To be eligible for the “Project 4 Tests” grade, you must meet the following criteria:

  • Your code must pass the tests for the current project, project 4.

  • Your code must pass the tests for the previous project, project 3.

  • You must have non-zero grades for the “Project 3 Tests” and “Project 3 Review 1” assignments in Canvas.

The tests for this project can be found in the Project4Test.java group of JUnit tests in the project-tests repository. See the Project Testing guide for additional details.

 Run only the exact tests needed for debugging! Running all of the tests too often could result in getting blocked or rate-limited by the web server or your network provider!

Project Reviews

See the general Project 4 Final Project guide for more details on how the “design” or “review” grade for this project will be handled.
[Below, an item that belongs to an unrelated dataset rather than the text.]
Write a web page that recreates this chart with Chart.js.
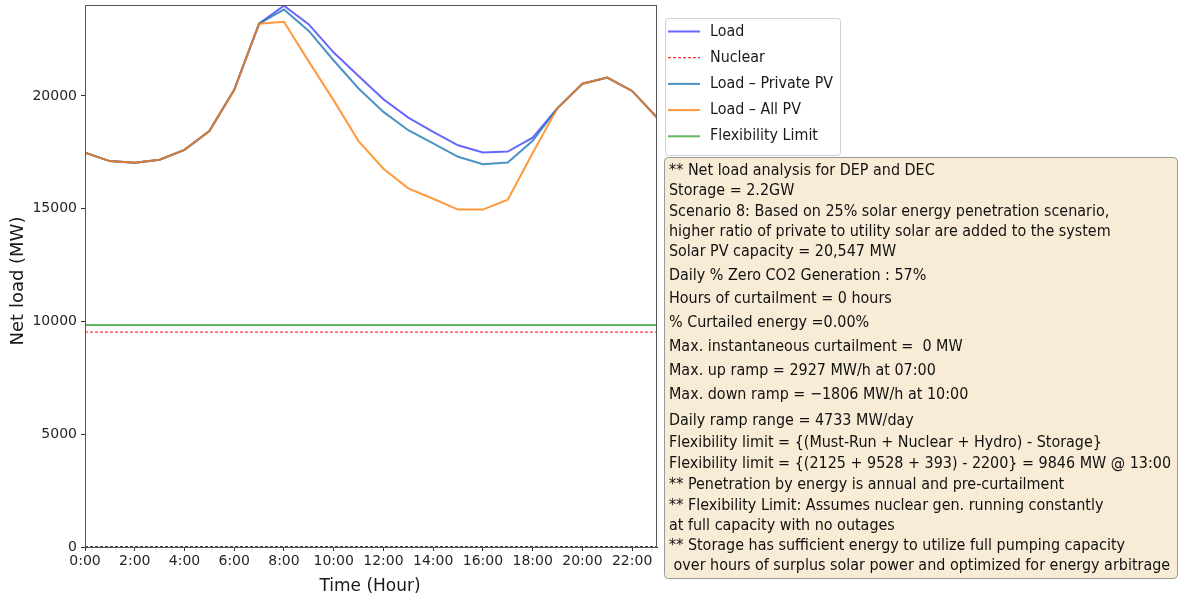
<!DOCTYPE html>
<html>
<head>
<meta charset="utf-8">
<script src="https://cdn.jsdelivr.net/npm/chart.js@4.4.1/dist/chart.umd.min.js"></script>
<style>
  html, body { margin: 0; padding: 0; background: #fff; }
  #wrap { position: relative; width: 1184px; height: 598px; }
</style>
</head>
<body>
<div id="wrap"><canvas id="chart" width="1184" height="598"></canvas></div>
<script>
// hours of the day (x values)
const hours = [0,1,2,3,4,5,6,7,8,9,10,11,12,13,14,15,16,17,18,19,20,21,22,23];

// net load series (MW)
const load       = [17480,17110,17040,17170,17610,18440,20270,23200,24000,23170,21920,20880,19850,19040,18400,17810,17490,17530,18150,19460,20540,20810,20220,19040];
const loadPrivPV = [17480,17110,17040,17170,17610,18440,20270,23200,23830,22880,21570,20330,19290,18480,17890,17300,16970,17050,18010,19460,20540,20810,20220,19040];
const loadAllPV  = [17480,17110,17040,17170,17610,18440,20270,23200,23290,21520,19800,17994,16770,15900,15440,14960,14960,15400,17470,19460,20540,20810,20220,19040];
const nuclear    = Array(24).fill(9528);
const flexLimit  = Array(24).fill(9846);
const curtailed  = Array(24).fill(0);

const yTicks = [0, 5000, 10000, 15000, 20000];
const xTicks = [0,2,4,6,8,10,12,14,16,18,20,22];

const legendLabels = ['Load', 'Nuclear', 'Load \u2013 Private PV', 'Load \u2013 All PV', 'Flexibility Limit'];

const noteLines = [
  '** Net load analysis for DEP and DEC',
  'Storage = 2.2GW',
  'Scenario 8: Based on 25% solar energy penetration scenario,',
  'higher ratio of private to utility solar are added to the system',
  'Solar PV capacity = 20,547 MW',
  'Daily % Zero CO2 Generation : 57%',
  'Hours of curtailment = 0 hours',
  '% Curtailed energy =0.00%',
  'Max. instantaneous curtailment =  0 MW',
  'Max. up ramp = 2927 MW/h at 07:00',
  'Max. down ramp = \u22121806 MW/h at 10:00',
  'Daily ramp range = 4733 MW/day',
  'Flexibility limit = {(Must-Run + Nuclear + Hydro) - Storage}',
  'Flexibility limit = {(2125 + 9528 + 393) - 2200} = 9846 MW @ 13:00',
  '** Penetration by energy is annual and pre-curtailment',
  '** Flexibility Limit: Assumes nuclear gen. running constantly',
  'at full capacity with no outages',
  '** Storage has sufficient energy to utilize full pumping capacity',
  ' over hours of surplus solar power and optimized for energy arbitrage'
];
const noteY = [171,191,212,232,252,276,299,323,347,371,395,421,443,464,485,506,526,546,566];

const pts = arr => hours.map((h, i) => ({ x: h, y: arr[i] }));

Chart.defaults.font.family = "'DejaVu Sans', sans-serif";
Chart.defaults.color = '#262626';

// draws the frame, axis titles, legend and the note box
const extras = {
  id: 'extras',
  afterDraw(chart) {
    const ctx = chart.ctx;
    const a = chart.chartArea;
    ctx.save();

    // plot frame
    ctx.strokeStyle = '#555';
    ctx.lineWidth = 1;
    ctx.strokeRect(a.left + 0.5, a.top + 0.5, a.right - a.left - 1, a.bottom - a.top);

    // axis titles
    ctx.fillStyle = '#1a1a1a';
    ctx.textAlign = 'center';
    ctx.textBaseline = 'middle';
    ctx.font = "17px 'DejaVu Sans'";
    ctx.fillText('Time (Hour)', 370, 587);
    ctx.save();
    ctx.translate(18, 281);
    ctx.rotate(-Math.PI / 2);
    ctx.font = "18px 'DejaVu Sans'";
    ctx.fillText('Net load (MW)', 0, 0);
    ctx.restore();

    // legend
    const lx = 665, ly = 18, lw = 175, lh = 137;
    ctx.beginPath();
    ctx.roundRect(lx + 0.5, ly + 0.5, lw, lh, 3);
    ctx.fillStyle = 'rgba(255,255,255,0.9)';
    ctx.fill();
    ctx.strokeStyle = '#d0d0d0';
    ctx.stroke();
    const legendDs = [0, 1, 2, 3, 4];
    ctx.font = "16px 'DejaVu Sans'";
    const lScale = 123 / ctx.measureText(legendLabels[2]).width;
    legendDs.forEach((di, i) => {
      const ds = chart.data.datasets[di];
      const y = 31.5 + i * 26.2;
      ctx.beginPath();
      ctx.setLineDash(ds.borderDash || []);
      ctx.strokeStyle = ds.borderColor;
      ctx.lineWidth = ds.borderWidth;
      ctx.moveTo(668, y);
      ctx.lineTo(700, y);
      ctx.stroke();
      ctx.setLineDash([]);
      ctx.save();
      ctx.translate(710, y);
      ctx.scale(lScale, 1);
      ctx.fillStyle = '#1a1a1a';
      ctx.textAlign = 'left';
      ctx.fillText(legendLabels[i], 0, 0);
      ctx.restore();
    });

    // note box
    ctx.beginPath();
    ctx.roundRect(664.5, 157.5, 513, 421, 4);
    ctx.fillStyle = '#f9ecd7';
    ctx.fill();
    ctx.strokeStyle = '#9a9a9a';
    ctx.lineWidth = 1;
    ctx.stroke();
    ctx.font = "16px 'DejaVu Sans'";
    const nScale = 502 / ctx.measureText(noteLines[13]).width;
    ctx.fillStyle = '#111';
    ctx.textAlign = 'left';
    noteLines.forEach((t, i) => {
      ctx.save();
      ctx.translate(669, noteY[i]);
      ctx.scale(nScale, 1);
      ctx.fillText(t, 0, 0);
      ctx.restore();
    });

    ctx.restore();
  }
};

new Chart(document.getElementById('chart'), {
  type: 'line',
  data: {
    datasets: [
      { label: 'Load', data: pts(load), borderColor: 'rgba(0,0,255,0.6)', borderWidth: 2, order: 2 },
      { label: 'Nuclear', data: pts(nuclear), borderColor: '#ff0000', borderWidth: 1, borderDash: [3, 2], order: 3 },
      { label: 'Load - Private PV', data: pts(loadPrivPV), borderColor: 'rgba(31,119,180,0.8)', borderWidth: 2, order: 1 },
      { label: 'Load - All PV', data: pts(loadAllPV), borderColor: 'rgba(255,127,14,0.8)', borderWidth: 2, order: 0 },
      { label: 'Flexibility Limit', data: pts(flexLimit), borderColor: 'rgba(44,160,44,0.75)', borderWidth: 2, order: 4 },
      { label: 'Curtailment', data: pts(curtailed), borderColor: '#000', borderWidth: 1.5, borderDash: [3, 2], order: 5 }
    ]
  },
  options: {
    responsive: false,
    animation: false,
    layout: { padding: { top: 5, right: 527, left: 0, bottom: 0 } },
    elements: { point: { radius: 0 }, line: { tension: 0, fill: false } },
    plugins: { legend: { display: false }, tooltip: { enabled: false }, title: { display: false } },
    scales: {
      x: {
        type: 'linear',
        min: 0,
        max: 23,
        afterBuildTicks: s => { s.ticks = xTicks.map(v => ({ value: v })); },
        afterFit: s => { s.height = 51; s.paddingLeft = 0; s.paddingRight = 0; },
        grid: { drawOnChartArea: false, drawTicks: true, tickLength: 4, tickColor: '#333' },
        border: { display: true, color: '#333' },
        ticks: {
          font: { size: 14 },
          color: '#262626',
          padding: 2,
          maxRotation: 0,
          autoSkip: false,
          callback: v => v + ':00'
        }
      },
      y: {
        min: 0,
        max: 24030,
        afterBuildTicks: s => { s.ticks = yTicks.map(v => ({ value: v })); },
        afterFit: s => { s.width = 85; s.paddingTop = 0; s.paddingBottom = 0; },
        grid: { drawOnChartArea: false, drawTicks: true, tickLength: 4, tickColor: '#333' },
        border: { display: true, color: '#333' },
        ticks: { font: { size: 14 }, color: '#262626', padding: 4, callback: v => String(v) }
      }
    }
  },
  plugins: [extras]
});
</script>
</body>
</html>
The following sections may be useful for getting started on this project.

Examples

The following are a few examples (non-comprehensive) to illustrate the usage of the command-line arguments that can be passed to your Driver class via a “Run Configuration” in Eclipse, assuming you set the working directory to the project-tests directory.

Consider the following example:

-html "https://usf-cs272-spring2022.github.io/project-web/input/simple/" -limit 15 -threads 3 -index index-crawl.json

The above arguments behave the same as project 3, except it will build the index from a seed web page and process up to 15 found links from that seed page.

-html "https://usf-cs272-spring2022.github.io/project-web/input/simple/" -index index-crawl.json

The above arguments are nearly the same, except use the default of 1 for the limit and 5 worker threads.

The following homework assignments and lecture code may be useful to complete as part of this project:

  • The LoggerSetup homework is useful for learning how to set up and configure log4j2, which will be helpful when it comes to debugging multithreaded code.

  • The Sockets lecture code illustrates how to use sockets and create HTTP requests (useful for the HtmlFetcher homework).

  • The HtmlFetcher homework is useful for following HTTP redirects and downloading HTML over a socket connection. This homework can be used directly for your project.

  • The HtmlCleaner homework is useful for processing the download HTML. This homework can be used directly for your project, but be careful about how much HTML content is removed before links are parsed!

  • The LinkParser homework is useful for parsing links from HTML (after block elements are removed). This homework can be used directly for your project.

  • The TextFileStemmer homework is useful for converting cleaned HTML into word stems. This homework can be used directly for your project.

  • The WorkQueues lecture code illustrates how to use a work queue and create tasks for recursive problems (like web crawling).

You can modify homework assignments and lecture code as necessary for this project. However, for homework, make sure your code is passing all of the tests before using.

You should not wait until you have completed all of the associated homework assignments or covered all of the related lecture content to start the project. You should develop the project iteratively as you progress throughout the semester, integrating assignments and concepts one at a time into your project code.

Hints

Your goal should be to get to testable code as quickly as possible first, and then to focus on passing the functionality tests. One possible breakdown of tasks are:

  • Configure log4j2 add debug messages in your code. Once you are certain a class is working, disable debug messages for that class in your log4j2.xml file.

  • Your code must have an efficient approach to multithreading to pass the runtime tests. Wait until you are able to pass the runtime tests of the previous project before worrying about efficiency for this project.

  • Outside of the relevant homework and lecture classes, there is likely only one new class (a web crawler class) required for this project.

It is important to get started early so you have plenty of time to think about how you want to approach the project and start coding iteratively. Planning to complete the code in too large of a chunk is a recipe to get stuck and fall behind!

 These hints may or may not be useful depending on your approach. Do not be overly concerned if you do not find these hints helpful for your approach for this project.